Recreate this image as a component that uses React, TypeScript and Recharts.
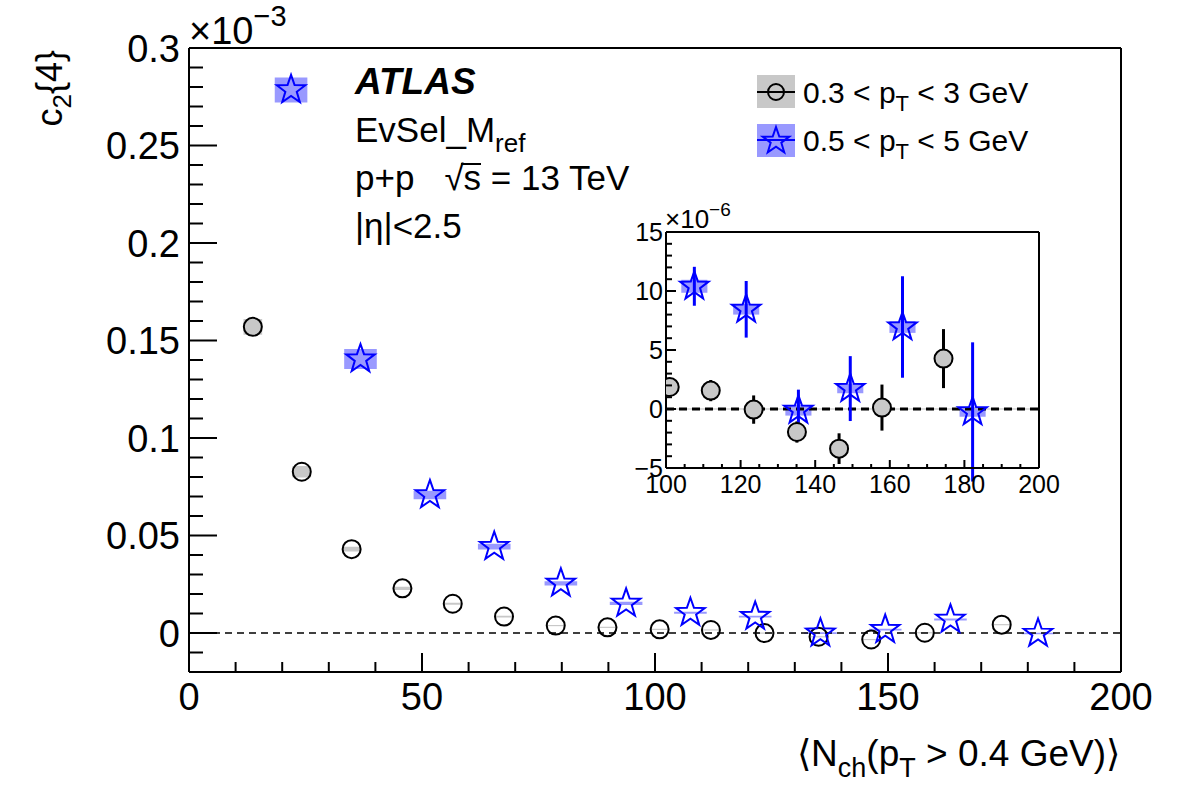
import { ComposedChart, Scatter, XAxis, YAxis, ReferenceArea, ReferenceLine, ErrorBar } from 'recharts';

const FONT = '"Liberation Sans", Arial, Helvetica, sans-serif';

// c2{4} values are stored in units of 1e-3 (main panel); the zoom panel shows them in 1e-6
// 0.3 < pT < 3 GeV
const nchLow = [13.7, 24.2, 34.9, 45.8, 56.6, 67.6, 78.7, 89.8, 101.0, 112.0, 123.5, 135.1, 146.4, 157.9, 174.4];
const c24Low = [0.157, 0.0827, 0.043, 0.0229, 0.015, 0.0084, 0.0038, 0.0029, 0.00186, 0.00156, -0.00005, -0.00195, -0.00336, 0.00012, 0.00427];
const statLow = [0.0004, 0.0004, 0.0004, 0.0004, 0.0005, 0.0005, 0.0005, 0.0006, 0.0007, 0.0009, 0.0012, 0.0009, 0.0013, 0.00195, 0.0025];
const sysLow = [0.004, 0.003, 0.0012, 0.0008, 0.0005, 0.0004, 0.0003, 0.0003, 0.0003, 0.0003, 0.0003, 0.0003, 0.0003, 0.0003, 0.0003];

// 0.5 < pT < 5 GeV
const nchHigh = [21.9, 36.8, 51.7, 65.5, 79.8, 93.8, 107.6, 121.5, 135.5, 149.4, 163.4, 182.2];
const c24High = [0.2785, 0.1405, 0.0708, 0.0443, 0.0255, 0.0152, 0.0104, 0.00845, -0.00011, 0.00173, 0.00695, -0.00025];
const statHigh = [0.0008, 0.0007, 0.0007, 0.0008, 0.0009, 0.0011, 0.00165, 0.0024, 0.00175, 0.00275, 0.0043, 0.0059];
const sysHigh = [0.0064, 0.0051, 0.0022, 0.0015, 0.0011, 0.0008, 0.00055, 0.00045, 0.00045, 0.0004, 0.0005, 0.0004];

const mainXTicks = Array.from({ length: 21 }, (_, i) => i * 10);
const mainYTicks = Array.from({ length: 33 }, (_, i) => (i - 2) / 100);
const insetXTicks = Array.from({ length: 21 }, (_, i) => 100 + i * 5);
const insetYTicks = Array.from({ length: 21 }, (_, i) => i - 5);

const GRAY = '#c8c8c8';
const BLUE = '#0000ff';
const BOX_LOW = 2; // half width of systematic boxes (Nch units)
const BOX_HIGH = 3.5;

type Pt = { x: number; y: number; err: number; sys: number };

function toPoints(xs: number[], ys: number[], stat: number[], sys: number[], scale = 1): Pt[] {
  return xs.map((x, i) => ({ x, y: ys[i] * scale, err: stat[i] * scale, sys: sys[i] * scale }));
}

const lowMain = toPoints(nchLow, c24Low, statLow, sysLow);
const highMain = toPoints(nchHigh, c24High, statHigh, sysHigh);
const lowInset = toPoints(nchLow, c24Low, statLow, sysLow, 1000).filter((p) => p.x >= 100);
const highInset = toPoints(nchHigh, c24High, statHigh, sysHigh, 1000).filter((p) => p.x >= 100);

function starPath(cx: number, cy: number, R: number) {
  const r = R * 0.4;
  let d = '';
  for (let i = 0; i < 10; i++) {
    const a = -Math.PI / 2 + (i * Math.PI) / 5;
    const rad = i % 2 === 0 ? R : r;
    d += (i ? 'L' : 'M') + (cx + rad * Math.cos(a)).toFixed(2) + ',' + (cy + rad * Math.sin(a)).toFixed(2);
  }
  return d + 'Z';
}

const OpenCircle = (p: any) => <circle cx={p.cx} cy={p.cy} r={9} fill="none" stroke="#000" strokeWidth={2} />;
const GrayCircle = (p: any) => <circle cx={p.cx} cy={p.cy} r={9} fill={GRAY} stroke="#000" strokeWidth={2} />;
const OpenStar = (p: any) => <path d={starPath(p.cx, p.cy, 15)} fill="none" stroke={BLUE} strokeWidth={2} />;

type Side = 'bottom' | 'top' | 'left' | 'right';
type TickOpts = {
  isMajor: (v: number) => boolean;
  major: number;
  minor: number;
  fontSize?: number;
  offset?: number;
  fmt?: (v: number) => string;
};

// ROOT-like ticks: drawn inward from the frame, labels only on major ticks
function frameTick(side: Side, o: TickOpts) {
  return (p: any) => {
    const v = p.payload.value;
    const big = o.isMajor(v);
    const len = big ? o.major : o.minor;
    const { x, y } = p;
    let line;
    if (side === 'bottom') line = <line x1={x} x2={x} y1={y} y2={y - len} />;
    else if (side === 'top') line = <line x1={x} x2={x} y1={y} y2={y + len} />;
    else if (side === 'left') line = <line x1={x} x2={x + len} y1={y} y2={y} />;
    else line = <line x1={x} x2={x - len} y1={y} y2={y} />;
    let label = null;
    if (big && o.fmt) {
      if (side === 'bottom')
        label = (
          <text x={x} y={y + (o.offset ?? 0)} textAnchor="middle" fontSize={o.fontSize} fontFamily={FONT} fill="#000" stroke="none">
            {o.fmt(v)}
          </text>
        );
      else if (side === 'left')
        label = (
          <text x={x - (o.offset ?? 0)} y={y} dy="0.36em" textAnchor="end" fontSize={o.fontSize} fontFamily={FONT} fill="#000" stroke="none">
            {o.fmt(v)}
          </text>
        );
    }
    return (
      <g stroke="#000" strokeWidth={2}>
        {line}
        {label}
      </g>
    );
  };
}

const fmtNum = (v: number) => {
  const s = String(Math.round(v * 100) / 100);
  return s.startsWith('-') ? '\u2212' + s.slice(1) : s;
};

const mainXMajor = (v: number) => v % 50 === 0;
const mainYMajor = (v: number) => Math.abs(Math.round(v * 100)) % 5 === 0;
const insetXMajor = (v: number) => v % 20 === 0;
const insetYMajor = (v: number) => Math.abs(v) % 5 === 0;

const axisLine = { stroke: '#000', strokeWidth: 2 };

function MainChart() {
  return (
    <ComposedChart width={1182} height={800} margin={{ top: 38, right: 51, bottom: 78, left: 109 }}>
      <XAxis
        type="number"
        dataKey="x"
        domain={[0, 200]}
        ticks={mainXTicks}
        interval={0}
        height={50}
        tickSize={0}
        tickMargin={0}
        tickLine={false}
        axisLine={axisLine}
        tick={frameTick('bottom', { isMajor: mainXMajor, major: 19, minor: 10, fontSize: 38, offset: 38, fmt: fmtNum })}
      />
      <XAxis
        xAxisId="top"
        orientation="top"
        type="number"
        domain={[0, 200]}
        ticks={mainXTicks}
        interval={0}
        height={10}
        tickSize={0}
        tickMargin={0}
        tickLine={false}
        axisLine={axisLine}
        tick={frameTick('top', { isMajor: mainXMajor, major: 18, minor: 9 })}
      />
      <YAxis
        type="number"
        dataKey="y"
        domain={[-0.02, 0.3]}
        ticks={mainYTicks}
        interval={0}
        width={80}
        tickSize={0}
        tickMargin={0}
        tickLine={false}
        axisLine={axisLine}
        allowDataOverflow
        tick={frameTick('left', { isMajor: mainYMajor, major: 28, minor: 14, fontSize: 38, offset: 9, fmt: fmtNum })}
      />
      <YAxis
        yAxisId="right"
        orientation="right"
        type="number"
        domain={[-0.02, 0.3]}
        ticks={mainYTicks}
        interval={0}
        width={10}
        tickSize={0}
        tickMargin={0}
        tickLine={false}
        axisLine={axisLine}
        tick={frameTick('right', { isMajor: mainYMajor, major: 28, minor: 14 })}
      />
      {lowMain.map((p, i) => (
        <ReferenceArea key={'lb' + i} x1={p.x - BOX_LOW} x2={p.x + BOX_LOW} y1={p.y - p.sys} y2={p.y + p.sys} fill={GRAY} fillOpacity={1} stroke="none" ifOverflow="hidden" />
      ))}
      {highMain.map((p, i) => (
        <ReferenceArea key={'hb' + i} x1={p.x - BOX_HIGH} x2={p.x + BOX_HIGH} y1={p.y - p.sys} y2={p.y + p.sys} fill={BLUE} fillOpacity={0.4} stroke="none" ifOverflow="hidden" />
      ))}
      <ReferenceLine y={0} stroke="#000" strokeWidth={1.5} strokeDasharray="7 5" />
      <Scatter data={lowMain} shape={OpenCircle} isAnimationActive={false} />
      <Scatter data={highMain} shape={OpenStar} isAnimationActive={false} />
    </ComposedChart>
  );
}

function InsetChart() {
  return (
    <ComposedChart width={500} height={320} margin={{ top: 38, right: 17, bottom: 22, left: 66 }}>
      <XAxis
        type="number"
        dataKey="x"
        domain={[100, 200]}
        ticks={insetXTicks}
        interval={0}
        height={20}
        tickSize={0}
        tickMargin={0}
        tickLine={false}
        axisLine={axisLine}
        allowDataOverflow
        tick={frameTick('bottom', { isMajor: insetXMajor, major: 8, minor: 4, fontSize: 25, offset: 25, fmt: fmtNum })}
      />
      <XAxis
        xAxisId="top"
        orientation="top"
        type="number"
        domain={[100, 200]}
        ticks={insetXTicks}
        interval={0}
        height={4}
        tickSize={0}
        tickMargin={0}
        tickLine={false}
        axisLine={axisLine}
        tick={frameTick('top', { isMajor: insetXMajor, major: 8, minor: 4 })}
      />
      <YAxis
        type="number"
        dataKey="y"
        domain={[-5, 15]}
        ticks={insetYTicks}
        interval={0}
        width={40}
        tickSize={0}
        tickMargin={0}
        tickLine={false}
        axisLine={axisLine}
        allowDataOverflow
        tick={frameTick('left', { isMajor: insetYMajor, major: 10, minor: 6, fontSize: 25, offset: 3, fmt: fmtNum })}
      />
      <YAxis
        yAxisId="right"
        orientation="right"
        type="number"
        domain={[-5, 15]}
        ticks={insetYTicks}
        interval={0}
        width={4}
        tickSize={0}
        tickMargin={0}
        tickLine={false}
        axisLine={axisLine}
        tick={frameTick('right', { isMajor: insetYMajor, major: 10, minor: 6 })}
      />
      {highInset.map((p, i) => (
        <ReferenceArea key={'hb' + i} x1={p.x - BOX_HIGH} x2={p.x + BOX_HIGH} y1={p.y - p.sys} y2={p.y + p.sys} fill={BLUE} fillOpacity={0.4} stroke="none" ifOverflow="hidden" />
      ))}
      <ReferenceLine y={0} stroke="#bbb" strokeWidth={1} />
      <ReferenceLine y={0} stroke="#000" strokeWidth={3} strokeDasharray="8 5" />
      <Scatter data={lowInset} shape={GrayCircle} isAnimationActive={false}>
        <ErrorBar dataKey="err" direction="y" width={0} stroke="#000" strokeWidth={3} />
      </Scatter>
      <Scatter data={highInset} shape={OpenStar} isAnimationActive={false}>
        <ErrorBar dataKey="err" direction="y" width={0} stroke={BLUE} strokeWidth={3} />
      </Scatter>
    </ComposedChart>
  );
}

function Annotations() {
  return (
    <svg width={1182} height={800} style={{ position: 'absolute', left: 0, top: 0, pointerEvents: 'none' }} fontFamily={FONT} fill="#000">
      {/* axis titles and exponents */}
      <text x={189} y={44} fontSize={38}>
        ×10<tspan fontSize={29} dy={-18}>−3</tspan>
      </text>
      <text transform="translate(62,50) rotate(-90)" textAnchor="end" fontSize={36}>
        c<tspan fontSize={26} dy={9}>2</tspan>
        <tspan dy={-9}>{'{4}'}</tspan>
      </text>
      <text x={1120} y={766} textAnchor="end" fontSize={37}>
        ⟨N<tspan fontSize={27} dy={11}>ch</tspan>
        <tspan dy={-11}>(p</tspan>
        <tspan fontSize={27} dy={11}>T</tspan>
        <tspan dy={-11}> &gt; 0.4 GeV)⟩</tspan>
      </text>
      <text x={665} y={228} fontSize={26}>
        ×10<tspan fontSize={19} dy={-12}>−6</tspan>
      </text>

      {/* labels */}
      <text x={355} y={94} fontSize={37} fontWeight="bold" fontStyle="italic">
        ATLAS
      </text>
      <text x={355} y={142} fontSize={35}>
        EvSel_M<tspan fontSize={26} dy={10}>ref</tspan>
      </text>
      <text x={355} y={190} fontSize={35}>
        p+p<tspan dx={30}>√s = 13 TeV</tspan>
      </text>
      {/* bar of the square root over "s" */}
      <line x1={461} x2={481} y1={164} y2={164} stroke="#000" strokeWidth={2} />
      <text x={355} y={238} fontSize={35}>
        |η|&lt;2.5
      </text>

      {/* legend */}
      <rect x={757} y={75} width={38} height={33} fill={GRAY} />
      <line x1={757} x2={795} y1={92} y2={92} stroke="#000" strokeWidth={2} />
      <circle cx={776} cy={92} r={8} fill="none" stroke="#000" strokeWidth={2} />
      <text x={803} y={103} fontSize={30}>
        0.3 &lt; p<tspan fontSize={22} dy={8}>T</tspan>
        <tspan dy={-8}> &lt; 3 GeV</tspan>
      </text>
      <rect x={757} y={124} width={38} height={33} fill={BLUE} fillOpacity={0.4} />
      <line x1={757} x2={795} y1={140} y2={140} stroke={BLUE} strokeWidth={2} />
      <path d={starPath(776, 141, 14)} fill="none" stroke={BLUE} strokeWidth={2} />
      <text x={803} y={151} fontSize={30}>
        0.5 &lt; p<tspan fontSize={22} dy={8}>T</tspan>
        <tspan dy={-8}> &lt; 5 GeV</tspan>
      </text>
    </svg>
  );
}

export default function App() {
  return (
    <div style={{ position: 'absolute', left: 0, top: 0, width: 1182, height: 800, background: '#fff' }}>
      <div style={{ position: 'absolute', left: 0, top: 0 }}>
        <MainChart />
      </div>
      <div style={{ position: 'absolute', left: 560, top: 190 }}>
        <InsetChart />
      </div>
      <Annotations />
    </div>
  );
}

------------------------------------------------------------------------

__Brief__.
Repeat the lines above, starting at the first and stopping after the line that holds "0.0003, 0.0003, 0.0003];", with the pictures left out.

__Reply to the exercise__.
Recreate this image as a component that uses React, TypeScript and Recharts.
import { ComposedChart, Scatter, XAxis, YAxis, ReferenceArea, ReferenceLine, ErrorBar } from 'recharts';

const FONT = '"Liberation Sans", Arial, Helvetica, sans-serif';

// c2{4} values are stored in units of 1e-3 (main panel); the zoom panel shows them in 1e-6
// 0.3 < pT < 3 GeV
const nchLow = [13.7, 24.2, 34.9, 45.8, 56.6, 67.6, 78.7, 89.8, 101.0, 112.0, 123.5, 135.1, 146.4, 157.9, 174.4];
const c24Low = [0.157, 0.0827, 0.043, 0.0229, 0.015, 0.0084, 0.0038, 0.0029, 0.00186, 0.00156, -0.00005, -0.00195, -0.00336, 0.00012, 0.00427];
const statLow = [0.0004, 0.0004, 0.0004, 0.0004, 0.0005, 0.0005, 0.0005, 0.0006, 0.0007, 0.0009, 0.0012, 0.0009, 0.0013, 0.00195, 0.0025];
const sysLow = [0.004, 0.003, 0.0012, 0.0008, 0.0005, 0.0004, 0.0003, 0.0003, 0.0003, 0.0003, 0.0003, 0.0003, 0.0003, 0.0003, 0.0003];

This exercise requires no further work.